Neves ainda levantou uma demanda que ajudaria a guiar o setor no caminho oposto a essa informalidade:
“Diante disso, ainda que um sonho, criar a Agência Nacional da Música (AGEMUS) é uma necessidade de governança, com mandato para regulação inteligente, fomento orientado a resultados e inteligência de mercado. Sem coordenação, um setor que cresce de forma consistente e já demonstrou força global seguirá subalocado. O setor tem condições de gerar impacto econômico adicional quando políticas forem ancoradas em métricas e transparência metodológica”, analisa.

Música e religião
A música religiosa também se destaca na economia. O Brasil tem quase 580 mil templos, que sustentam uma demanda contínua por instrumentos e sonorização. Igrejas evangélicas e católicas lideram em termos de formação de músicos e produção fonográfica, mostrando a força do gospel como um dos vetores de crescimento.

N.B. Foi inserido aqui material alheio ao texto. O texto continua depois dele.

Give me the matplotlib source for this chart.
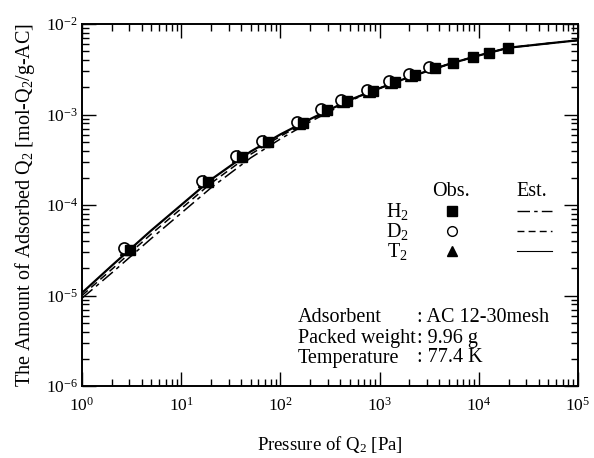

A presença desse segmento reforça a ideia de que a música no Brasil não se limita a entretenimento, mas atravessa cultura, fé e identidade social. Essa capilaridade ajuda a entender por que o setor alcança cifras tão expressivas.
Tendências de mercado
Os dados da ANAFIMA mostram que a música no Brasil segue em ritmo de expansão acelerada. O crescimento de 31% no número de eventos em 2025, a consolidação do streaming e o aumento da arrecadação de direitos autorais revelam um setor em transformação.
O desafio central está na redução da dependência de importações e na criação de políticas que apoiem a base empresarial formada por micro e pequenas empresas. Se o país conseguir alinhar produção, distribuição e consumo, o PIB da música tem potencial para crescer ainda mais nos próximos anos.